◆ Set problem
Report all lines from the entries below in which "this" appears.

Records with drawing code:
┌────────

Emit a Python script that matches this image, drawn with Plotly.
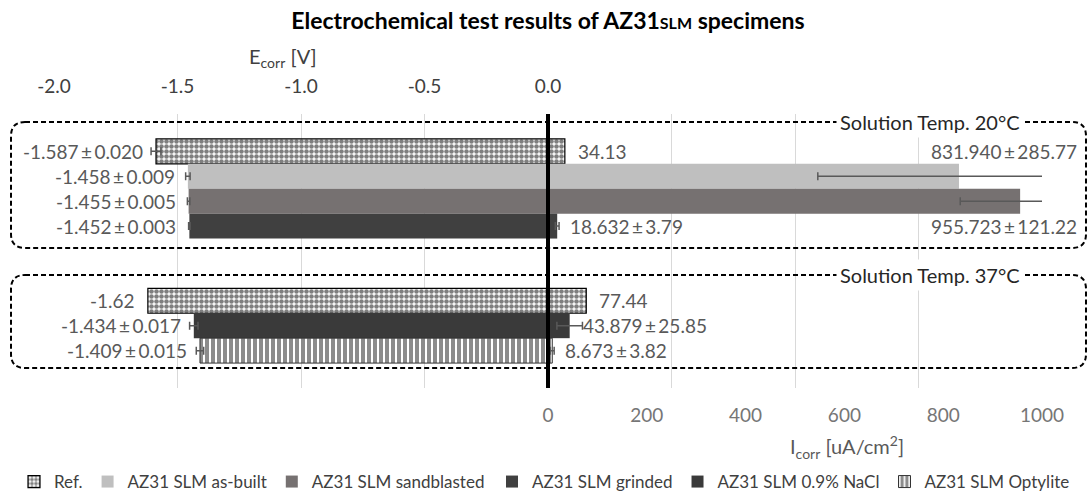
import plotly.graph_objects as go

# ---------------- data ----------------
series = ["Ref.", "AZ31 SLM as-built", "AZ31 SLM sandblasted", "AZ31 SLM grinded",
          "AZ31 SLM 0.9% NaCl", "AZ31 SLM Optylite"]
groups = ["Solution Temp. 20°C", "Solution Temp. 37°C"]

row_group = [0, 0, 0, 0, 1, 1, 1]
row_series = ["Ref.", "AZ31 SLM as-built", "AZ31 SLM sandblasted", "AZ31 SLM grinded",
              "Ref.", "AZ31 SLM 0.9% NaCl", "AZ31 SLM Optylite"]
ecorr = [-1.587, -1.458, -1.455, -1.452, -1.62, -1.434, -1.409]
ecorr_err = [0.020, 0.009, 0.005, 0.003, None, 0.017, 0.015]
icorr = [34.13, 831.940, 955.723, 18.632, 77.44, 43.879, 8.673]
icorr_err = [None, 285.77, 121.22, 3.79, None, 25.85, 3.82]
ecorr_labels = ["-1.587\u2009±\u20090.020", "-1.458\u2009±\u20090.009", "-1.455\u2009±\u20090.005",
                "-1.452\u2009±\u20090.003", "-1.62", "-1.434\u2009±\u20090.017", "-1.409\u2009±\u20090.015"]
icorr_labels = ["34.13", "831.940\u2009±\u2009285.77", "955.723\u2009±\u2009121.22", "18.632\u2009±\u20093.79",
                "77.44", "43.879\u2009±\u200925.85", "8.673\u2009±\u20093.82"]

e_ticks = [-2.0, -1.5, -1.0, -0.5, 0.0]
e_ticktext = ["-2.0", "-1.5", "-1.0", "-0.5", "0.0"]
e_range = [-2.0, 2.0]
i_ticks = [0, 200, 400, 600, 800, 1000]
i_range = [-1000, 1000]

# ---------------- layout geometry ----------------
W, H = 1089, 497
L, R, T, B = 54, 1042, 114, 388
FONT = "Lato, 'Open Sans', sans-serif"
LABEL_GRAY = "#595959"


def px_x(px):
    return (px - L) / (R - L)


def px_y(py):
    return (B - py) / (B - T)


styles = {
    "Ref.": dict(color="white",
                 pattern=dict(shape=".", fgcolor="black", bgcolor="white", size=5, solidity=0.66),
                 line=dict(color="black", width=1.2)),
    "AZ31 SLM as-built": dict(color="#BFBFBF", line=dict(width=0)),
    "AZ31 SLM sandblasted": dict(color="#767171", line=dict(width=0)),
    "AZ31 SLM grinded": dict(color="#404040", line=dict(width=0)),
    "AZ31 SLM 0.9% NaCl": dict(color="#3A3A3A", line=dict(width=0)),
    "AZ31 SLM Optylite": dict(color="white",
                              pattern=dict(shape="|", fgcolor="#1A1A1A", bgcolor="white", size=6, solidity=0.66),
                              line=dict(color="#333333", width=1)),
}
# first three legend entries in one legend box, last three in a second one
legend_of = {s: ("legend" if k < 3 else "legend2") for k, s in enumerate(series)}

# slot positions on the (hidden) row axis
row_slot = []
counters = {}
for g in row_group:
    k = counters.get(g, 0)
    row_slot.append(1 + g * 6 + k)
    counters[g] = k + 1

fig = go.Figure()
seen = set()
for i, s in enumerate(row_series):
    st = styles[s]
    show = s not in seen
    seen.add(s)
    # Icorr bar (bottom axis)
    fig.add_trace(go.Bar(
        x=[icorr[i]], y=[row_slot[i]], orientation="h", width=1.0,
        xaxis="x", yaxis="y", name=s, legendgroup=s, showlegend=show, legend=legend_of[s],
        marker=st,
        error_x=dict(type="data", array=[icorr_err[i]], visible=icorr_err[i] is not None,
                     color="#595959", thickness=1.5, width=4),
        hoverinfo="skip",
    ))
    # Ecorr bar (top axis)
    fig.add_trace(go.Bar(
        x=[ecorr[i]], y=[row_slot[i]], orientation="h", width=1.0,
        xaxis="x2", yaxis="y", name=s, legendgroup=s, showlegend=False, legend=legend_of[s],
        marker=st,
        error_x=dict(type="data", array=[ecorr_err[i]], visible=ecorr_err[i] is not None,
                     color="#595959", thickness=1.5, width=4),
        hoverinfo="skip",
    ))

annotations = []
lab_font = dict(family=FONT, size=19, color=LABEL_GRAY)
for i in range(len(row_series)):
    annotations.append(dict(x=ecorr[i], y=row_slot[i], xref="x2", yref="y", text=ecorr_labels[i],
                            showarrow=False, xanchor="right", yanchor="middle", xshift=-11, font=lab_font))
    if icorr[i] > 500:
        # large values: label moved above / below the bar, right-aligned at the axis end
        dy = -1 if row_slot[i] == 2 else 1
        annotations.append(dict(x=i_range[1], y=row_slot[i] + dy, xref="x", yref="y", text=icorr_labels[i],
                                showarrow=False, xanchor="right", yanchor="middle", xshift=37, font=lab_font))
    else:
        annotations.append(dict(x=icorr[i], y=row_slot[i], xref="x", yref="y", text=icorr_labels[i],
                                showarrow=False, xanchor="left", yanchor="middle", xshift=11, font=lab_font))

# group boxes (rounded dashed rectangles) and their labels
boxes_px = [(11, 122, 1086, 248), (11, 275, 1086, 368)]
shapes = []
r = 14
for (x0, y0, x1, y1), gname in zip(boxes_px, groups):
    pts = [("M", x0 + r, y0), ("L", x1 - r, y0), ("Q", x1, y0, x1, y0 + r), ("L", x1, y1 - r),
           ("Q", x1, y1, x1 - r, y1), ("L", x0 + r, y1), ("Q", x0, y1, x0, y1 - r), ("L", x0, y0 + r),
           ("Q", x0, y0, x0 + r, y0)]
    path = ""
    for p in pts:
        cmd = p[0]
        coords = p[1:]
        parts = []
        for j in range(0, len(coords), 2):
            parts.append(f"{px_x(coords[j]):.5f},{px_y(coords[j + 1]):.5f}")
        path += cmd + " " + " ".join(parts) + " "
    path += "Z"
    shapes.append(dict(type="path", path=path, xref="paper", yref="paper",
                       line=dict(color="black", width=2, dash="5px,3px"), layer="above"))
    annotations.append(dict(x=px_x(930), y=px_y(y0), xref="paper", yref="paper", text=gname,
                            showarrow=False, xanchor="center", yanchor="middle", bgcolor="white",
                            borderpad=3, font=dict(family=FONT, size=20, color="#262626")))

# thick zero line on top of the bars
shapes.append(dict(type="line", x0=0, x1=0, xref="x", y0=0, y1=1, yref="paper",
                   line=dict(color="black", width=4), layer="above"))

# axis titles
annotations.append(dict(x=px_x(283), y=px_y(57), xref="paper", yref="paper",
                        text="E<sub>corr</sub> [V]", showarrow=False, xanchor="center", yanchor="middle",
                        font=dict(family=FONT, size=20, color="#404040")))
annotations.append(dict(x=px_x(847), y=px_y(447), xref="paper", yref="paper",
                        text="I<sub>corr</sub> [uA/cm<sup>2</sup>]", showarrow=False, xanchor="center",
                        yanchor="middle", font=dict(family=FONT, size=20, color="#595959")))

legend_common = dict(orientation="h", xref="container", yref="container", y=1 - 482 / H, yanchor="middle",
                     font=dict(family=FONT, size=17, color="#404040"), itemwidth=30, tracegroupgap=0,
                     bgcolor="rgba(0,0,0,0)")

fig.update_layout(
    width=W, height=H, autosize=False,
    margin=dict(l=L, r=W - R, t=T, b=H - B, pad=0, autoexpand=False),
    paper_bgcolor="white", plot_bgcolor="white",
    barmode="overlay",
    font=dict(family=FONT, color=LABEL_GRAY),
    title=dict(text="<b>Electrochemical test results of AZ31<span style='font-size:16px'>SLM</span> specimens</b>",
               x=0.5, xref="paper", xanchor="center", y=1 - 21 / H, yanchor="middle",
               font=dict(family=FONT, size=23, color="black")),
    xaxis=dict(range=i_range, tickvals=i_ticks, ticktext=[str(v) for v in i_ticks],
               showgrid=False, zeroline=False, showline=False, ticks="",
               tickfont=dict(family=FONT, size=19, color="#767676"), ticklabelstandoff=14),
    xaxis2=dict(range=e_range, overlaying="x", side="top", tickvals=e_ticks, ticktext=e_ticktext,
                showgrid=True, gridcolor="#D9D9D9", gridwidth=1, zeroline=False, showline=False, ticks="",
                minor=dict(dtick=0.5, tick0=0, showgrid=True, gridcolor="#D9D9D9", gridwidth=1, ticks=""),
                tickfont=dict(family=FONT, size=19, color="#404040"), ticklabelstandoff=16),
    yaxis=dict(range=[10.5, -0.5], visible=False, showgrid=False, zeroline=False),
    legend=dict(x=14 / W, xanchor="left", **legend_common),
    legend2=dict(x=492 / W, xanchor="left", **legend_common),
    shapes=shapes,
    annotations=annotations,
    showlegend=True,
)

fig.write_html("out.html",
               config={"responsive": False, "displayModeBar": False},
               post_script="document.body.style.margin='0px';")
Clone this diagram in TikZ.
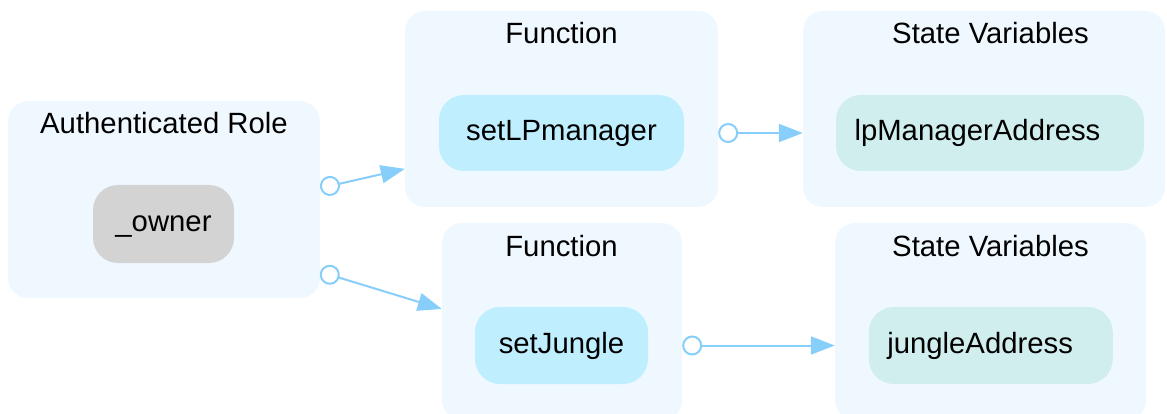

└────────

◆ Final result
Emit a Python script that matches this image, drawn with Plotly.
Clone this diagram in TikZ.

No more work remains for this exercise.